B does not follow A. You are simply straw-manning here, so I have nothing to say to it other than it’s a fallacious point.




> This is not a “maintainers must do what I want”, this is “let’s set basic expectations” and ensure people follow them. Whatever those should be.

But presumably it's not whatever they should be. It's what he wants them to be. And what should happen if they're not followed?


His complaint is, in essence, that people will block technical proposals for nontechnical reasons, and that attempts to resolve this result in people complaining that you're talking about nontechnical things at all.
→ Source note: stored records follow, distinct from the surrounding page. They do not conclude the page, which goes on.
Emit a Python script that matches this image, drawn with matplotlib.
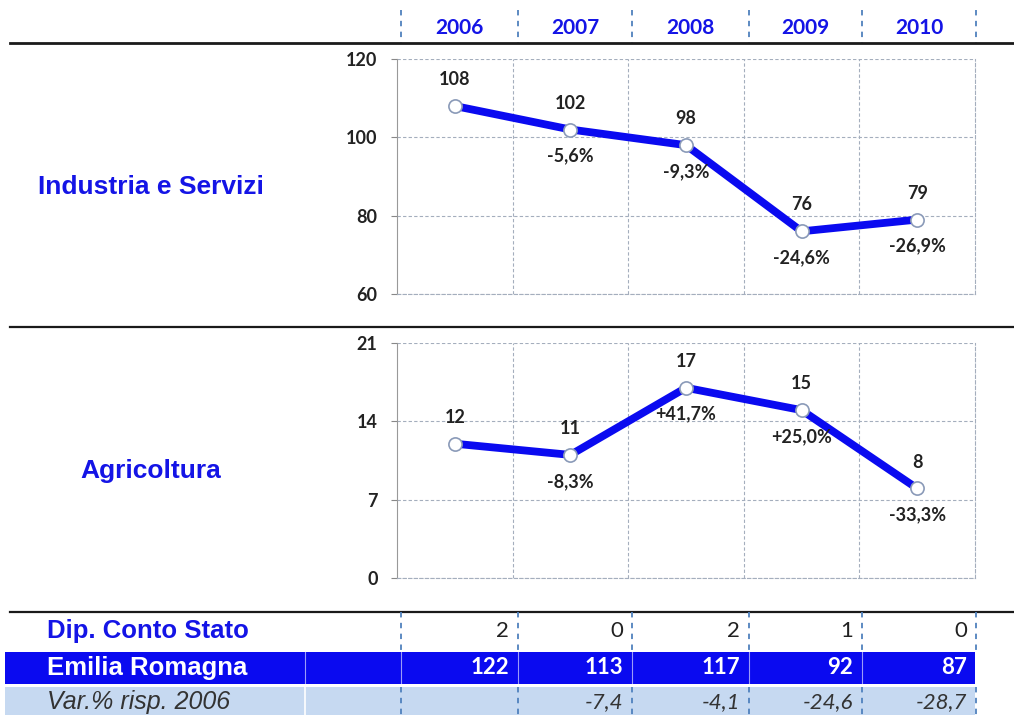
import matplotlib
matplotlib.use("Agg")
import matplotlib.pyplot as plt
from matplotlib.patches import Rectangle

W, H = 1014, 715

anni = ["2006", "2007", "2008", "2009", "2010"]
industria = [108, 102, 98, 76, 79]
industria_var = ["", "-5,6%", "-9,3%", "-24,6%", "-26,9%"]
agricoltura = [12, 11, 17, 15, 8]
agricoltura_var = ["", "-8,3%", "+41,7%", "+25,0%", "-33,3%"]
dip_stato = [2, 0, 2, 1, 0]
emilia = [122, 113, 117, 92, 87]
var_2006 = ["", "-7,4", "-4,1", "-24,6", "-28,7"]

BLU = "#0a0af0"
TITOLO = "#1414e6"
GRIGLIA = "#a4aebd"
DIVISORE = "#4f81bd"
NUM_FONT = ["Lato", "DejaVu Sans"]
LAB_FONT = ["Liberation Sans", "DejaVu Sans"]

fig = plt.figure(figsize=(W / 100, H / 100), dpi=100)

# background axes in pixel coordinates for table, separators and labels
bg = fig.add_axes([0, 0, 1, 1])
bg.set_xlim(0, W)
bg.set_ylim(H, 0)
bg.axis("off")

confini = [401, 518, 632, 749, 862, 976]
centri = [(a + b) / 2 for a, b in zip(confini[:-1], confini[1:])]


def px_axes(left, top, right, bottom):
    return fig.add_axes([left / W, 1 - bottom / H, (right - left) / W, (bottom - top) / H])


def grafico(ax, valori, variazioni, ymin, ymax, passo):
    x = range(len(valori))
    ax.plot(x, valori, color=BLU, lw=5.6, solid_capstyle="round", zorder=3)
    ax.plot(x, valori, ls="none", marker="o", ms=9.5, mfc="white", mec="#8a9ab8", mew=1.2, zorder=4)
    ax.set_xlim(-0.5, len(valori) - 0.5)
    ax.set_ylim(ymin, ymax)
    ax.set_yticks(range(ymin, ymax + 1, passo))
    ax.set_xticks([])
    ax.set_xticks([i + 0.5 for i in range(len(valori) - 1)], minor=True)
    ax.grid(True, which="minor", axis="x", ls=(0, (3, 2)), color=GRIGLIA, lw=0.8)
    ax.grid(True, which="major", axis="y", ls=(0, (3, 2)), color=GRIGLIA, lw=0.8)
    ax.tick_params(axis="x", which="both", length=0)
    ax.tick_params(axis="y", length=4, color="#888888", pad=10)
    ax.spines["top"].set_visible(False)
    for s in ["right", "bottom"]:
        ax.spines[s].set_linestyle((0, (3, 2)))
        ax.spines[s].set_color(GRIGLIA)
        ax.spines[s].set_linewidth(0.8)
    ax.spines["left"].set_color("#999999")
    for lab in ax.get_yticklabels():
        lab.set_fontfamily(NUM_FONT)
        lab.set_fontweight("bold")
        lab.set_fontsize(13)
        lab.set_color("#222222")
    for i, (v, p) in enumerate(zip(valori, variazioni)):
        ax.annotate(str(v), (i, v), xytext=(0, 19), textcoords="offset points",
                    ha="center", va="center", fontsize=13, fontweight="bold",
                    family=NUM_FONT, color="#222222", zorder=5)
        if p:
            ax.annotate(p, (i, v), xytext=(0, -19), textcoords="offset points",
                        ha="center", va="center", fontsize=13, fontweight="bold",
                        family=NUM_FONT, color="#222222", zorder=5)


ax1 = px_axes(397, 59, 975, 294)
grafico(ax1, industria, industria_var, 60, 120, 20)
ax2 = px_axes(397, 343, 975, 578)
grafico(ax2, agricoltura, agricoltura_var, 0, 21, 7)

# header
for xb in confini:
    bg.plot([xb, xb], [10, 43], ls=(0, (3, 3)), color=DIVISORE, lw=1.3)
for c, a in zip(centri, anni):
    bg.text(c, 28, a, ha="center", va="center", fontsize=15, fontweight="bold",
            family=NUM_FONT, color=TITOLO)
bg.plot([10, W], [43, 43], color="#1a1a1a", lw=2)
bg.plot([10, W], [327, 327], color="#1a1a1a", lw=1.6)
bg.plot([10, W], [612, 612], color="#1a1a1a", lw=1.6)

bg.text(151, 187, "Industria e Servizi", ha="center", va="center", fontsize=19,
        fontweight="bold", family=LAB_FONT, color=TITOLO)
bg.text(151, 471, "Agricoltura", ha="center", va="center", fontsize=19,
        fontweight="bold", family=LAB_FONT, color=TITOLO)

# table rows
bg.add_patch(Rectangle((5, 652), 970, 32, color=BLU, lw=0))
bg.add_patch(Rectangle((5, 687), 970, 28, color="#c6d9f1", lw=0))
for xb in [305] + confini[:-1]:
    bg.plot([xb, xb], [652, 684], color="white", lw=0.8, alpha=0.6)
bg.plot([305, 305], [687, 715], color="white", lw=1.2)
for xb in confini:
    bg.plot([xb, xb], [612, 650], ls=(0, (3, 3)), color=DIVISORE, lw=1.3)
    bg.plot([xb, xb], [687, 715], ls=(0, (3, 3)), color=DIVISORE, lw=1.3)

bg.text(47, 631, "Dip. Conto Stato", ha="left", va="center", fontsize=18.5,
        fontweight="bold", family=LAB_FONT, color=TITOLO)
bg.text(47, 668, "Emilia Romagna", ha="left", va="center", fontsize=18.5,
        fontweight="bold", family=LAB_FONT, color="white")
bg.text(47, 702, "Var.% risp. 2006", ha="left", va="center", fontsize=18,
        style="italic", family=LAB_FONT, color="#333333")

for xb, d, e, v in zip(confini[1:], dip_stato, emilia, var_2006):
    bg.text(xb - 9, 631, str(d), ha="right", va="center", fontsize=16,
            family=NUM_FONT, color="#222222")
    bg.text(xb - 9, 668, str(e), ha="right", va="center", fontsize=16,
            fontweight="bold", family=NUM_FONT, color="white")
    bg.text(xb - 9, 702, v, ha="right", va="center", fontsize=16,
            style="italic", family=NUM_FONT, color="#333333")

fig.savefig("out.png", dpi=100)
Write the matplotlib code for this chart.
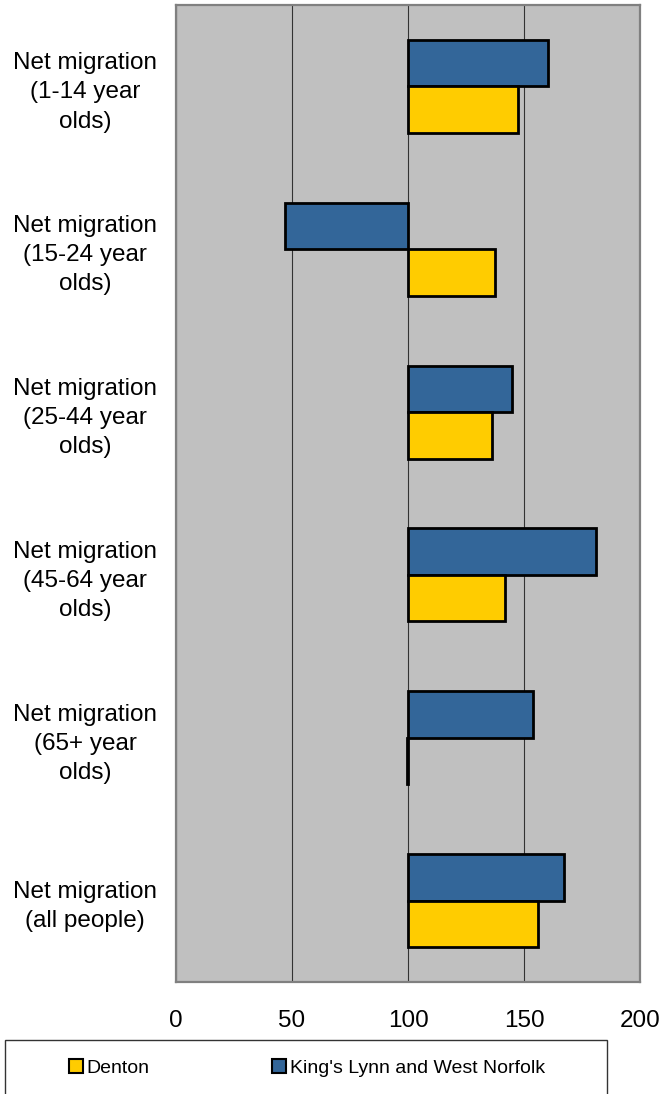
import matplotlib
matplotlib.use("Agg")
import matplotlib.pyplot as plt
from matplotlib.patches import Rectangle, Patch
import numpy as np

plt.rcParams['font.family'] = ['Liberation Sans', 'DejaVu Sans']

categories = ["Net migration\n(1-14 year\nolds)",
              "Net migration\n(15-24 year\nolds)",
              "Net migration\n(25-44 year\nolds)",
              "Net migration\n(45-64 year\nolds)",
              "Net migration\n(65+ year\nolds)",
              "Net migration\n(all people)"]
denton = [147.5, 137.3, 136, 142, 99.5, 156]
kings_lynn = [160.3, 47, 145, 181, 154, 167.4]
base = 100
xticks = [0, 50, 100, 150, 200]

fig = plt.figure(figsize=(6.64, 10.94), dpi=100)
ax = fig.add_axes([176/664, 1-982/1094, 464/664, 977/1094])
ax.set_facecolor('#C0C0C0')

y = np.arange(len(categories))
h = 0.286
ax.barh(y - h/2, np.array(kings_lynn) - base, left=base, height=h,
        color='#336699', edgecolor='black', linewidth=2.0, zorder=3)
ax.barh(y + h/2, np.array(denton) - base, left=base, height=h,
        color='#FFCC00', edgecolor='black', linewidth=2.0, zorder=3)

ax.set_xlim(0, 200)
ax.set_ylim(len(categories) - 0.5, -0.5)
ax.set_xticks(xticks)
ax.set_xticklabels([str(t) for t in xticks], fontsize=17.5)
ax.set_yticks(y)
ax.set_yticklabels(categories, fontsize=17.5, ha='center', linespacing=1.42)
ax.tick_params(axis='y', length=0, pad=65.5)
ax.tick_params(axis='x', length=0, pad=20)
ax.grid(axis='x', color='#333333', linewidth=0.8, zorder=1)
for s in ax.spines.values():
    s.set_color('#808080')
    s.set_linewidth(1.6)

fig.patches.append(Rectangle((5/664, -0.02), 602/664, 0.02 + 1 - 1040/1094,
                             transform=fig.transFigure, facecolor='white',
                             edgecolor='#333333', linewidth=1.0, zorder=0))
handles = [Patch(facecolor='#FFCC00', edgecolor='black', linewidth=1.5),
           Patch(facecolor='#336699', edgecolor='black', linewidth=1.5)]
fig.legend(handles, ['Denton', "King's Lynn and West Norfolk"], ncol=2,
           loc='center', bbox_to_anchor=(307/664, 1 - 1068/1094),
           frameon=False, fontsize=14, handlelength=0.7, handleheight=0.7,
           handletextpad=0.2, columnspacing=6.3)

fig.savefig('out.png', dpi=100)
Few people like dealing with interpersonal conflict. They want to think that technical meritocracy wins the arguments.

But in that discussion, a maintainer said "I am going to try to sabotage this because I hate it.", and there's no technical argument to resolve that. And there's not really any route other than escalation to some kind of authority if there's not a common negotiation baseline.

"You can't reason someone out of a position they weren't reasoned into."